What Can Your Dog’s Poop Tell You?
The most likely cause of a change in your dog’s poop is a change in their normal routine. Changes in eating habits, exercise, and daily routine can cause changes in poop. If the change in poop can’t be explained by changes in your dog’s daily life, consulting a veterinarian is the first thing you should do.
Below are some of the things to look for and some possible causes if you spot a difference in your dog’s poop that can’t be explained by a recent change in routine.
Reason of different objects in the poop
You may notice distinct objects in the dog poop because of either disease or behavioral issues. Corrective measures can help save your dog from painful conditions and even surgery.
1. Foreign objects or small bodies
If your dog has foreign objects in its poop, like fabric, a piece of carpet, or a toy, this can, for example, result from pica. Pica is a disease where the dog has an insatiable hunger to eat anything it can. This condition can result in pancreatitis, nutritional deficiency, or other intestinal issues. Whatever the underlying cause, if your pet is eating stones, carpet, and laundry, it could result in intestinal blockage, and you may end up weighing an expensive surgery to save the life of your pet. If possible, remove such items and any similar objects from areas your pet is allowed to live or play in. If you suspect pica or an eating disorder is causing the problem, then seek veterinary help.
2. Presence of fur
If the fur of another animal is in your dog’s poop, this means that your dog is grooming itself or other animals. Grooming other animals isn’t necessarily a bad thing and may even be a boost to both animals’ mental health because they are socializing and enjoying doing so. If you are regularly finding excessive amounts of your own dog’s fur in its poop, this may be because of skin issues or mites. Sometimes a bored dog with behavioral issues also licks its body and swallows enough or its fur to disrupt the digestive system. Consulting a professional to eliminate mites, behavioral issues, and other signs is recommended.
3. Slimy mucus
The presence of mucus in dog poop isn’t a good sign at all. (We will leave it to you to google that (and the next two conditions) if you want to see what it looks like—yuck!) This could be because of large intestine inflation or other digestive issues. You must take your dog to the vet right away if the mucus defecation persists for more than a day.
4. Greasy stool or the presence of fat
Fat in dog poop could be because of excessive fat in their diet. If you have changed dog food recently, consult a veterinarian or veterinary dietician for the right dog food with appropriate fat. Not every dog breed needs the same amount of fat in their daily diet. If you haven’t recently changed their diet or routine and are seeing a greasy stool, fat in their stool may mean a pancreatic or gall bladder issue and you should seek your veterinarian’s advice.

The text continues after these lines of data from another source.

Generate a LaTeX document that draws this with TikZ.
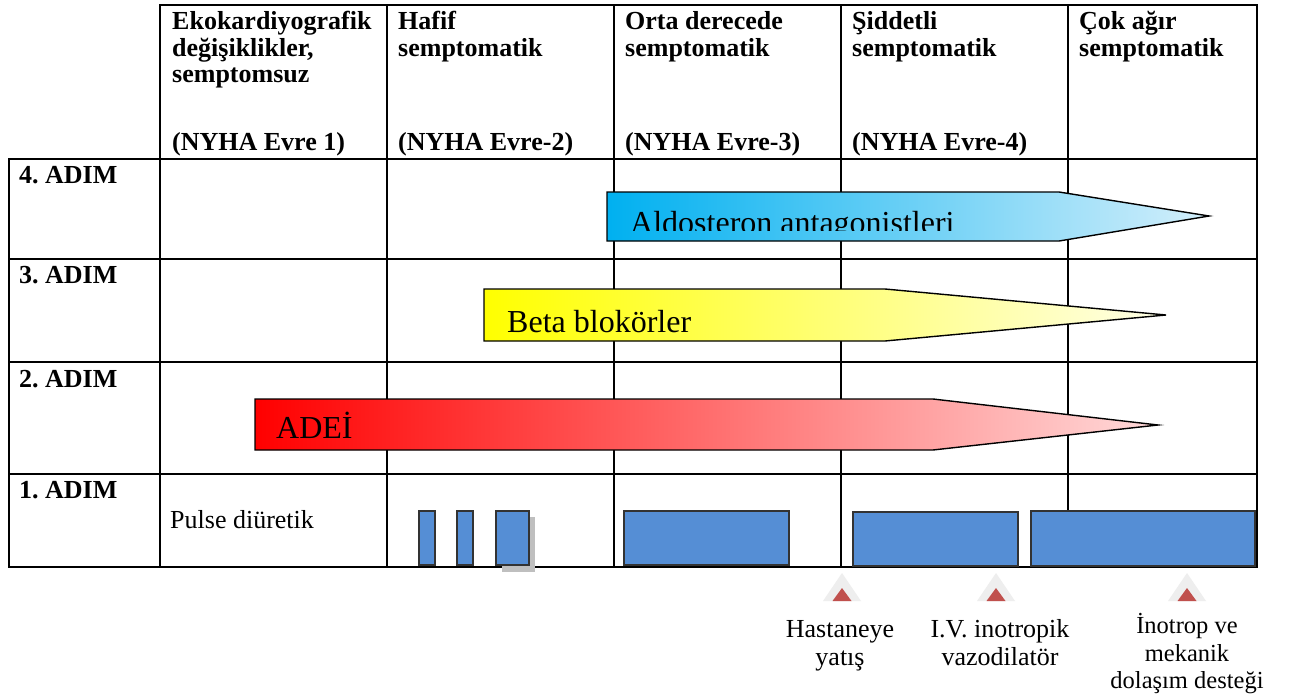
\documentclass[tikz,border=0pt]{standalone}
\usepackage{fontspec}
\setmainfont{Liberation Serif}
\frenchspacing
\definecolor{barblue}{RGB}{85,142,213}
\definecolor{arrblueL}{RGB}{0,176,240}
\definecolor{arrblueR}{RGB}{212,239,251}
\definecolor{arryelL}{RGB}{255,255,0}
\definecolor{arryelR}{RGB}{255,255,232}
\definecolor{arrredL}{RGB}{255,0,0}
\definecolor{arrredR}{RGB}{255,218,218}
\definecolor{trired}{RGB}{192,80,77}
\definecolor{halo}{RGB}{238,238,238}
\begin{document}
\frenchspacing
\begin{tikzpicture}[x=1pt,y=-1pt,
  grid/.style={line width=2pt, line cap=rect},
  hdr/.style={anchor=base west, inner sep=0pt, font=\bfseries\fontsize{26}{26}\selectfont},
  body/.style={anchor=base west, inner sep=0pt, font=\fontsize{26}{26}\selectfont},
  arrowlbl/.style={anchor=base west, inner sep=0pt, font=\fontsize{32}{32}\selectfont},
  evt/.style={anchor=base, inner sep=0pt, font=\fontsize{26}{26}\selectfont},
  evtsmall/.style={anchor=base, inner sep=0pt, font=\fontsize{24.5}{24.5}\selectfont},
  bar/.style={draw=black!80, line width=1.3pt, fill=barblue},
  arr/.style={draw=black, line width=1.4pt, line join=miter},
]
\useasboundingbox (0,0) rectangle (1295,698);
\fill[white] (0,0) rectangle (1295,698);

% table grid
\draw[grid] (160,5) -- (1257,5);
\foreach \y in {159,259,362,474,567} \draw[grid] (9,\y) -- (1257,\y);
\draw[grid] (9,159) -- (9,567);
\foreach \x in {160,387,614,841,1068,1257} \draw[grid] (\x,5) -- (\x,567);

% header texts
\node[hdr] (h1a) at (172,30) {Ekokardiyografik};
\node[hdr] (h1b) at (172,56.5) {değişiklikler,};
\node[hdr] (h1c) at (172,83) {semptomsuz};
\node[hdr] (h1d) at (172,150) {(NYHA Evre 1)};
\node[hdr] (h2a) at (398,30) {Hafif};
\node[hdr] (h2b) at (398,56.5) {semptomatik};
\node[hdr] (h2d) at (398,150) {(NYHA Evre-2)};
\node[hdr] (h3a) at (625,30) {Orta derecede};
\node[hdr] (h3b) at (625,56.5) {semptomatik};
\node[hdr] (h3d) at (625,150) {(NYHA Evre-3)};
\node[hdr] (h4a) at (852,30) {Şiddetli};
\node[hdr] (h4b) at (852,56.5) {semptomatik};
\node[hdr] (h4d) at (852,150) {(NYHA Evre-4)};
\node[hdr] (h5a) at (1079,30) {Çok ağır};
\node[hdr] (h5b) at (1079,56.5) {semptomatik};

% row labels
\node[hdr] (r4) at (19,183) {4. ADIM};
\node[hdr] (r3) at (19,283) {3. ADIM};
\node[hdr] (r2) at (19,387) {2. ADIM};
\node[hdr] (r1) at (19,498) {1. ADIM};
\node[body] (pulse) at (170,528) {Pulse diüretik};

% arrows
\draw[arr, left color=arrblueL, right color=arrblueR]
  (607,192) -- (1059,192) -- (1209,216) -- (1059,241) -- (607,241) -- cycle;
\begin{scope}
  \clip (607,192) rectangle (1209,230.5);
  \node[arrowlbl] (aldo) at (630,233) {Aldosteron antagonistleri};
\end{scope}
\draw[arr, left color=arryelL, right color=arryelR]
  (484,289) -- (885,289) -- (1166,315) -- (885,341) -- (484,341) -- cycle;
\node[arrowlbl] (beta) at (507,332) {Beta blokörler};
\draw[arr, left color=arrredL, right color=arrredR]
  (255,399) -- (933,399) -- (1158,425) -- (933,450) -- (255,450) -- cycle;
\node[arrowlbl] (adei) at (276,438) {ADEİ};

% diuretic bars
\draw[bar] (419,511) rectangle (435,565);
\draw[bar] (457,511) rectangle (473,565);
\fill[black!25] (502,517) rectangle (535,572);
\draw[bar] (496,511) rectangle (529,565);
\draw[bar] (624,511) rectangle (789,565);
\draw[bar] (853,512) rectangle (1018,566);
\draw[bar] (1031,511) rectangle (1255,566);

% event markers
\foreach \x in {842,996,1187} {
  \fill[halo] (\x,573) -- ({\x+19},601) -- ({\x-19},601) -- cycle;
  \fill[trired] (\x,588) -- ({\x+9.5},601) -- ({\x-9.5},601) -- cycle;
}
\node[evt] (e1a) at (840,637) {Hastaneye};
\node[evt] (e1b) at (840,665) {yatış};
\node[evt] (e2a) at (1000,637) {I.V. inotropik};
\node[evt] (e2b) at (1000,665) {vazodilatör};
\node[evtsmall] (e3a) at (1187,633) {İnotrop ve};
\node[evtsmall] (e3b) at (1187,661) {mekanik};
\node[evtsmall] (e3c) at (1187,688) {dolaşım desteği};
\end{tikzpicture}
\end{document}
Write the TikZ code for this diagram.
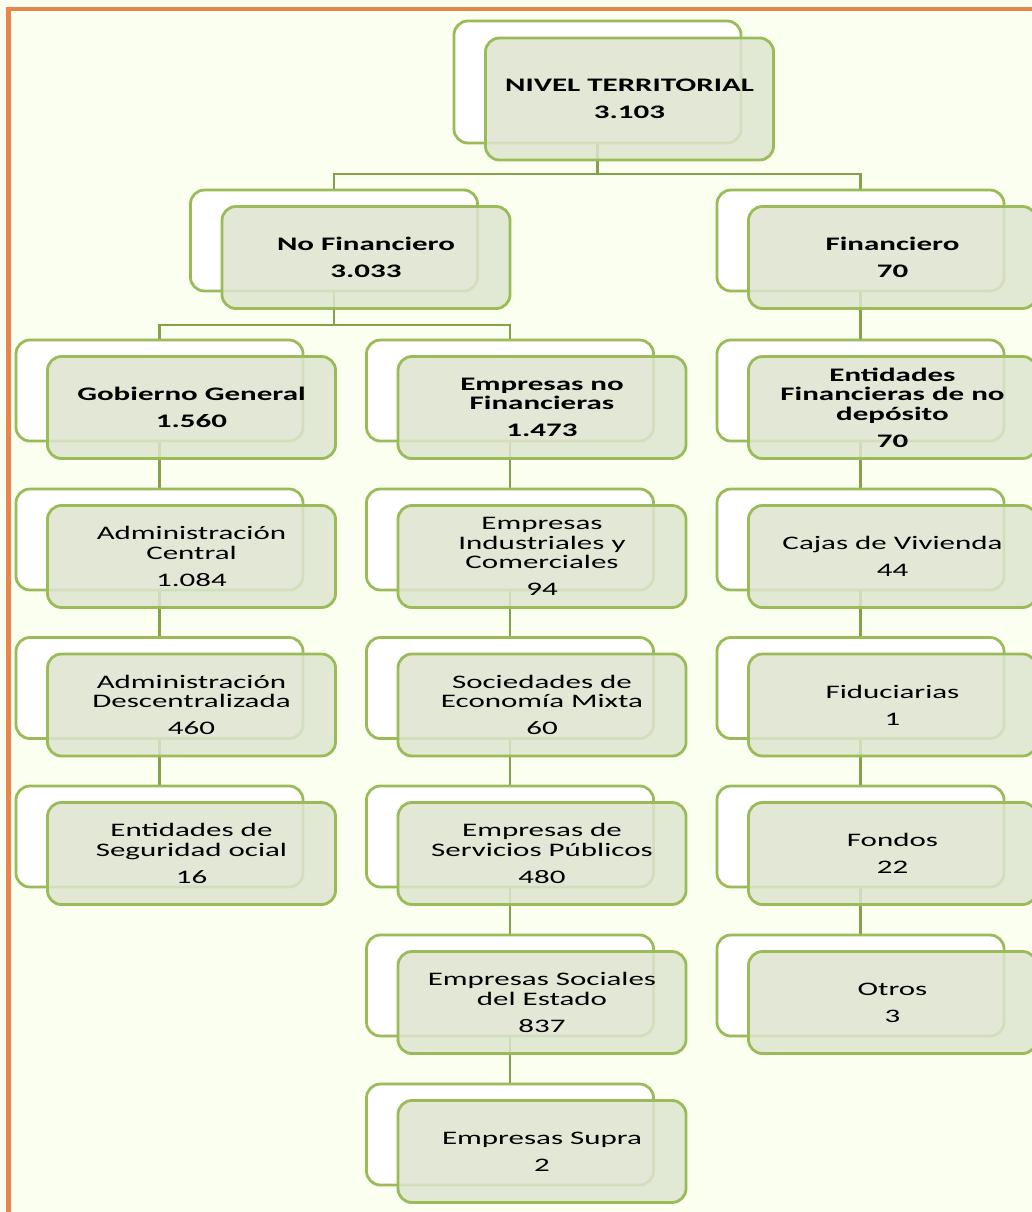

The presence of small white objects or crawlie figures is not a good sign at all. If the dog is pooping these tiny creatures, you must keep the infected dog (and its poop) away from all other pets. The infested poop can affect other pets and sometimes even humans; a veterinary visit and poop test are musts. You must use gloves and other safety measures to remove such poop.
Changes in color of the dog poop
Some dogs have light brown poop and some have dark brown poop, regularly. The same color over an extended period is not a problem, but you should register a change in color and act accordingly.
· Green-colored poop
Green-colored poop can be because of excessive grass eating or because of bile issue due to rapid bowel movement. If the dog is not eating grass and the gut is good (because of no observed digestive issues), the culprit may be rodenticides. You must keep an eye on the dog’s activities and remove rodenticides from the accessible portions of the dog’s living and play areas because some rodenticides are dangerous and can be fatal for your dog.
· White stool
This uncommon color in dog poop is a symptom of digestive tract issues anywhere from the intestine to the gall bladder. If there is a liver problem, the result could also be white stool.
· Orange color
Many dogs love to eat carrots; if your dog is one of them, the orange-colored stool is normal. But if you are not feeding the dog carrots, the orange stool may be a sign of pancreatic issues that could be fatal if you do not take corrective measures in time.
Over to you
You don’t need to probe the poop to know the change. A simple look from above is enough to know if the poop is normal or not. Your dog’s poop can tell you a lot regarding the health of your buddy. If you see a foreign object, white specks, or blood in the poop, a vet visit and poop examination should be your top priority. Always clean the dog poop when you are outside to save other animals and your pet from the harmful effects of decaying poop.